L’histoire de mon Grec sort exactement dans un mois. Occasion d’un clin d’œil de plus. Je prépare un supplément pour la version ebook, un journal qui rassemblera des notes puisées au fil de l’écriture et justifiera mes choix historiques.
Quand on écrit sur un personnage dont on sait peu de choses, c’est comme résoudre un système d’équations. Il existe sans doute plusieurs solutions, mais pas une infinité.
Durant des années, je n’ai cessé de me poser des questions ignorées ou négligées par les historiens. Du genre pourquoi Ératosthène devient chef de la bibliothèque d’Alexandrie alors qu’avant il ne vit pas en Égypte, pays de courtisans et d’intrigants ? Pour son mérite intellectuel ? Guère crédible. Et surtout, comment Ératosthène réussit-il par la suite à conserver sa charge durant sa longue vie dans un temps de grands bouleversements ?
Alors le roman, en tant que simulation, a son rôle à jouer. En traçant une vie, il doit adopter une continuité qui résout le système d’équations. Elle implique des passions, des amitiés durables, des inimités éternels. Elle implique de croiser de nombreux destins et de tenter à comprendre ce que pensaient ces gens si loin et si proche de nous.
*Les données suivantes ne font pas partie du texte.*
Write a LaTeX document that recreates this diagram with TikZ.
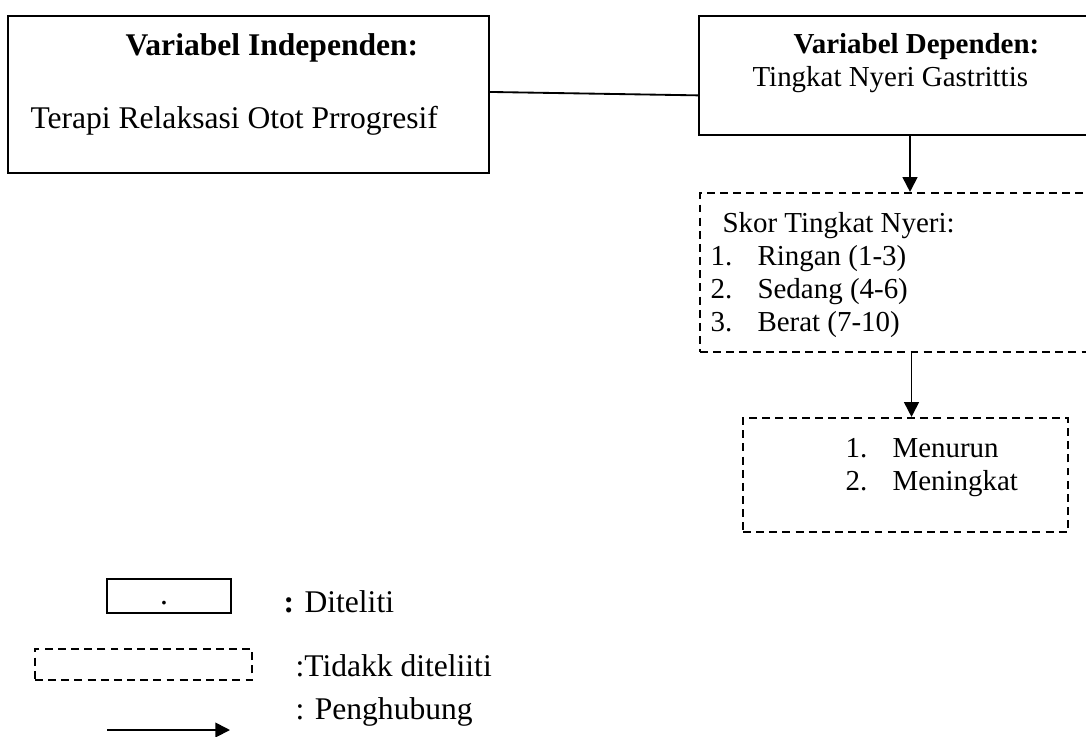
\documentclass[tikz,border=0pt]{standalone}
\usepackage{fontspec}
\setmainfont{Liberation Serif}
\usetikzlibrary{arrows.meta,positioning,calc,fit}
\tikzset{
  >={Triangle[length=5.6pt,width=5.6pt]},
  box/.style={draw=black,line width=0.8pt,inner sep=0pt},
  dashed box/.style={box,dash pattern=on 3pt off 2pt},
  flow/.style={->,line width=0.7pt},
  tag/.style={anchor=base west,inner sep=0pt,font=\fontsize{11}{13}\selectfont},
  big tag/.style={tag,font=\fontsize{12}{14}\selectfont},
}
\begin{document}
\begin{tikzpicture}[x=0.38pt,y=-0.38pt]
  \clip (0,0) rectangle (1086,736);
  % variables
  \node[box,fit={(8,16) (489,173)}] (indep) {};
  \node[big tag] (indep-h) at (125,55) {\bfseries Variabel Independen:};
  \node[big tag] (indep-t) at (30,128) {Terapi Relaksasi Otot Prrogresif};
  \node[box,fit={(699,16) (1095,135)}] (dep) {};
  \node[tag] (dep-h) at (793,53) {\bfseries Variabel Dependen:};
  \node[tag] (dep-t) at (752,86) {Tingkat Nyeri Gastrittis};
  \draw[line width=0.7pt] ($(indep.north east)!0.484!(indep.south east)$) -- ($(dep.north west)!0.664!(dep.south west)$);
  % score
  \node[dashed box,fit={(700,193) (1095,352)}] (score) {};
  \node[tag] (score-h) at (722,232) {Skor Tingkat Nyeri:};
  \foreach \n/\t [count=\i] in {1./Ringan (1-3),2./Sedang (4-6),3./Berat (7-10)}{
    \node[tag] (sn\i) at (710,232+\i*33) {\n};
    \node[tag] (st\i) at (757,232+\i*33) {\t};
  }
  \draw[flow] ($(dep.south)+(13,0)$) coordinate (d1) -- (score.north -| d1);
  % result
  \node[dashed box,fit={(743,418) (1068,532)}] (result) {};
  \foreach \t [count=\i] in {Menurun,Meningkat}{
    \node[tag] (rn\i) at (845,424+\i*33) {\i.};
    \node[tag] (rt\i) at (892,424+\i*33) {\t};
  }
  \draw[flow] ($(score.south)+(14,0)$) coordinate (s1) -- (result.north -| s1);
  % legend
  \node[box,fit={(107,579) (231,613)}] (key1) {};
  \node[big tag,anchor=base] (key1-dot) at (164,604) {.};
  \node[big tag] (key1-t) at (283,612) {\textbf{:} Diteliti};
  \node[dashed box,fit={(35,649) (252,680)}] (key2) {};
  \node[big tag] (key2-t) at (295,676) {:Tidakk diteliiti};
  \coordinate (key3a) at (107,730);
  \coordinate (key3b) at (230,730);
  \draw[flow] (key3a) -- (key3b);
  \node[big tag] (key3-t) at (295,719) {: Penghubung};
\end{tikzpicture}
\end{document}
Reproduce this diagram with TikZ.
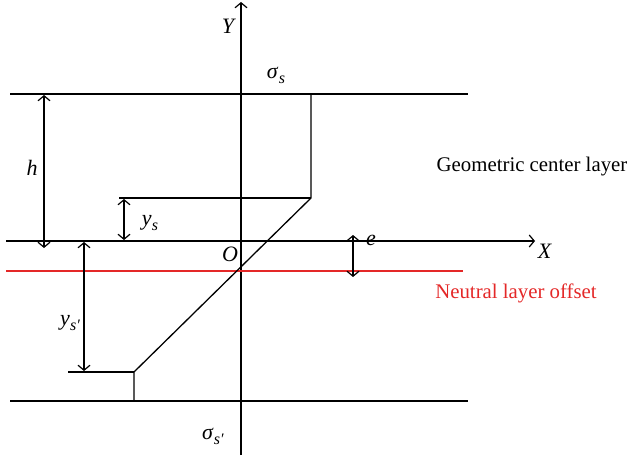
\documentclass[tikz,border=0pt]{standalone}
\usepackage{fontspec}
\setmainfont{Liberation Serif}
\usetikzlibrary{arrows.meta}
\definecolor{nred}{RGB}{228,40,40}
\newcommand{\subsc}[2]{\textit{#1}\kern0.3pt\raisebox{-5pt}{\fontsize{16}{18}\selectfont\textit{#2}}}
\begin{document}
\begin{tikzpicture}[x=1pt,y=-1pt,
  ln/.style={line width=1.3pt, black},
  barb/.tip={Straight Barb[length=5pt,width=12pt,line width=1.2pt]},
  dimline/.style={line width=1.3pt, {barb}-{barb}},
  lbl/.style={font=\fontsize{22}{26}\selectfont, inner sep=0pt},
  txt/.style={font=\fontsize{20.8}{24}\selectfont, inner sep=0pt},
]
\useasboundingbox (0,0) rectangle (629,460);
% axes
\coordinate (ybot) at (241,455); \coordinate (ytop) at (241,2);
\coordinate (xl) at (6,241); \coordinate (xr) at (535,241);
\draw[ln,-{barb}] (ybot) -- (ytop);
\draw[ln,-{barb}] (xl) -- (xr);
% top and bottom faces
\coordinate (tl) at (10,94); \coordinate (tr) at (468,94);
\coordinate (bl) at (10,401); \coordinate (br) at (468,401);
\draw[ln] (tl) -- (tr);
\draw[ln] (bl) -- (br);
% neutral layer
\coordinate (nl) at (6,271); \coordinate (nr) at (463,271);
\draw[line width=1.3pt, nred] (nl) -- (nr);
% stress profile
\coordinate (p1) at (311,94); \coordinate (p2) at (311,198);
\coordinate (p3) at (134,372); \coordinate (p4) at (134,401);
\coordinate (q1) at (119,198); \coordinate (q2) at (68,372);
\draw[ln] (p1) -- (p2) -- (p3) -- (p4);
\draw[ln] (q1) -- (p2);
\draw[ln] (q2) -- (p3);
% dimensions
\coordinate (h1) at (44,95); \coordinate (h2) at (44,248);
\coordinate (ys1) at (124,199); \coordinate (ys2) at (124,240);
\coordinate (yp1) at (84,242); \coordinate (yp2) at (84,371);
\coordinate (e1) at (353,235); \coordinate (e2) at (353,277);
\draw[dimline] (h1) -- (h2);
\draw[dimline] (ys1) -- (ys2);
\draw[dimline] (yp1) -- (yp2);
\draw[dimline] (e1) -- (e2);
% labels
\node[lbl] (lY) at (229,26) {\textit{Y}};
\node[lbl] (lss) at (276,75) {\subsc{σ}{s}};
\node[lbl] (lh) at (32,168) {\textit{h}};
\node[lbl] (lys) at (150,223) {\subsc{y}{s}};
\node[lbl] (lO) at (230,254) {\textit{O}};
\node[lbl] (le) at (371,240) {\textit{e}};
\node[lbl] (lX) at (545,251) {\textit{X}};
\node[lbl] (lyp) at (70,323) {\subsc{y}{s′}};
\node[lbl] (lsp) at (213,436) {\subsc{σ}{s′}};
\node[txt] (geo) at (532,167) {Geometric center layer};
\node[txt,text=nred] (neu) at (516,293) {Neutral layer offset};
\end{tikzpicture}
\end{document}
Exemple. Comparez la carte du monde qui peut être tracée d’après l’histoire d’Hérodote (484 - 420 av. J.-C.), carte qu’il n’a pas tracée a priori, et la carte d’Ératosthène, qu’il a tracée et que les historiens ont reconstituée d’après les citations antiques.
Ératosthène est plus précis, comme le seront ses successeurs, mais surtout il ajoute des longitudes et des latitudes, et connaît l’échelle de l’ensemble. On passe d’un croquis à une carte. C’est une gigantesque transition intellectuelle. Un changement radical dans la représentation du monde, malgré les similitudes graphiques.
Un roman peut aussi parler de cela, de l’histoire intellectuelle d’un homme, de ses idées, de sa philosophie, de son irréductibilité.